The grand argument against government doing more is to observe what government already does. Examples abound – one argument trotted out for the building of HS2 was that it would aid in the recovery from the 2008 recession. That lovely Keynesian idea that building infrastructure produces a multiplier effect which means that constructing train sets produces more economic growth than, say, building something people actually want. That we’re already half way through the next recession and we’ve built nothing as yet does rather give the lie to that earlier justification. We actually have people telling us that we should be using renewables because they produce more jobs – without people grasping that a requirement for human labour is a cost of doing something, not a benefit.
Supermarkets could be in line for a £500m boost after winning an appeal over whether their cash machines should be charged separate business rates.
The victory over HMRC paves the way for firms to claim back huge sums already paid and brings and end to years of legal squabbling.
The weirdness was in the initial claim. That an ATM should pay a separate, higher, rate of business rates than the shop it was standing outside. This idea has now been crushed by the courts.
Bookmakers and gaming groups are in line for payouts of hundreds of millions of pounds after the taxman decided not to appeal against a ruling on VAT.
William Hill told investors yesterday that it expected to recover between £125 million and £150 million after HM Revenue & Customs called a halt to a dispute going back nearly 20 years.
We’re seeing a bit of a pattern here, aren’t we?
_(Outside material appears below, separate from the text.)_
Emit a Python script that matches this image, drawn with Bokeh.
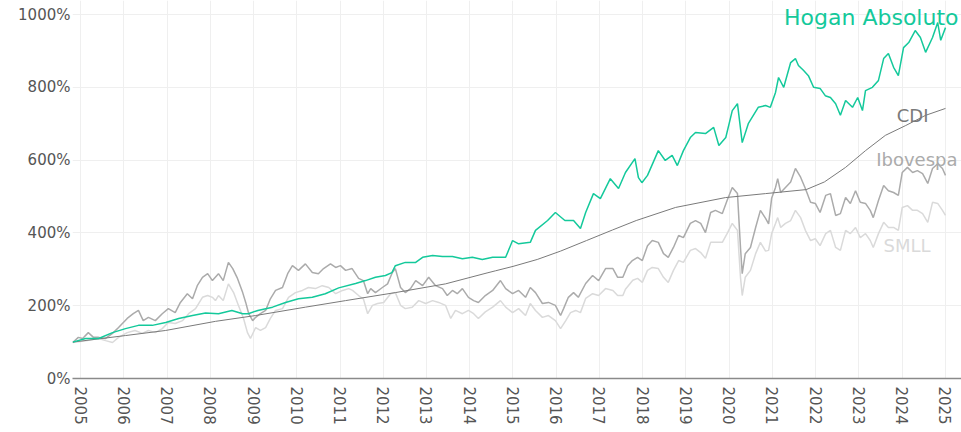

The problem could come from one of two sources. The first being that government itself isn’t able to write clear rules. That would then explain why there was disagreement about what should be taxed and how. A corollary to this is that government isn’t capable of writing consistent rules about what is to be done and how.
Inability is hardly a great advertisement for greater control and responsibility is it?
The second possible explanation is that HMRC itself is illiterate. Or incompetent. There they are, the rules are written down, nice and simple like, and they’re incapable of understanding them. Which doesn’t reflect well on the ability of government to hire those with an IQ greater than their golf handicap, does it?
But there we have it. The British government is incapable and incompetent. This is why we want them to run more of our lives, right?